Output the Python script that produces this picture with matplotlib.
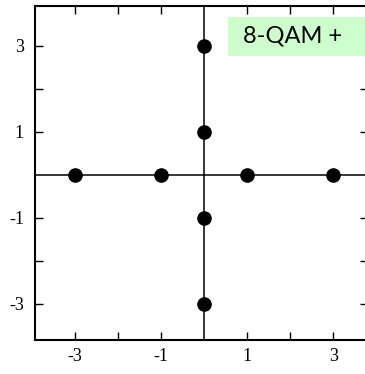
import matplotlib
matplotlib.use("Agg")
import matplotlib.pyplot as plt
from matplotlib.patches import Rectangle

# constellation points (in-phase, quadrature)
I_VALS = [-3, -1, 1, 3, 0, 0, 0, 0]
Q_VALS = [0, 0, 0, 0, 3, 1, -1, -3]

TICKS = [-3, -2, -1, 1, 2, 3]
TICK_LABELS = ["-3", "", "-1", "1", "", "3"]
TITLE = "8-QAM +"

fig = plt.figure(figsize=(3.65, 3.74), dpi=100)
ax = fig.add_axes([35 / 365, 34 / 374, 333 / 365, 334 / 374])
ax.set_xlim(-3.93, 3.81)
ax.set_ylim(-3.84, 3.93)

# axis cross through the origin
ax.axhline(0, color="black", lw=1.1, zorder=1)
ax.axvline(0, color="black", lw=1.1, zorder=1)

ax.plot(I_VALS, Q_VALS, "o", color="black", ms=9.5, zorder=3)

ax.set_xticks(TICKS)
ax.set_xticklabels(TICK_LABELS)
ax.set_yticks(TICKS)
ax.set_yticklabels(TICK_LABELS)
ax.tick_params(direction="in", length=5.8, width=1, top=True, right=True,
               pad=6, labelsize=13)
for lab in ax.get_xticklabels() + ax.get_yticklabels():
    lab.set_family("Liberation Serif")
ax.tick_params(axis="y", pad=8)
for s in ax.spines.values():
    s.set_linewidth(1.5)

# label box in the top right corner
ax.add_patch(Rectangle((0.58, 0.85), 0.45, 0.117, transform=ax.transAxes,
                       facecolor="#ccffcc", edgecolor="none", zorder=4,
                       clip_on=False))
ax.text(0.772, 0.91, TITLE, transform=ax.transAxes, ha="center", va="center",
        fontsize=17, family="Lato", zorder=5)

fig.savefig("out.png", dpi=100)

_ _ _ _

▸ **THE REQUEST**
From the first line above through the line containing "Q_VALS = [0, 0, 0, 0, 3, 1, -1, -3]", copy everything exactly, without the pictures.

▸ **TASK RESPONSE**
Output the Python script that produces this picture with matplotlib.
import matplotlib
matplotlib.use("Agg")
import matplotlib.pyplot as plt
from matplotlib.patches import Rectangle

# constellation points (in-phase, quadrature)
I_VALS = [-3, -1, 1, 3, 0, 0, 0, 0]
Q_VALS = [0, 0, 0, 0, 3, 1, -1, -3]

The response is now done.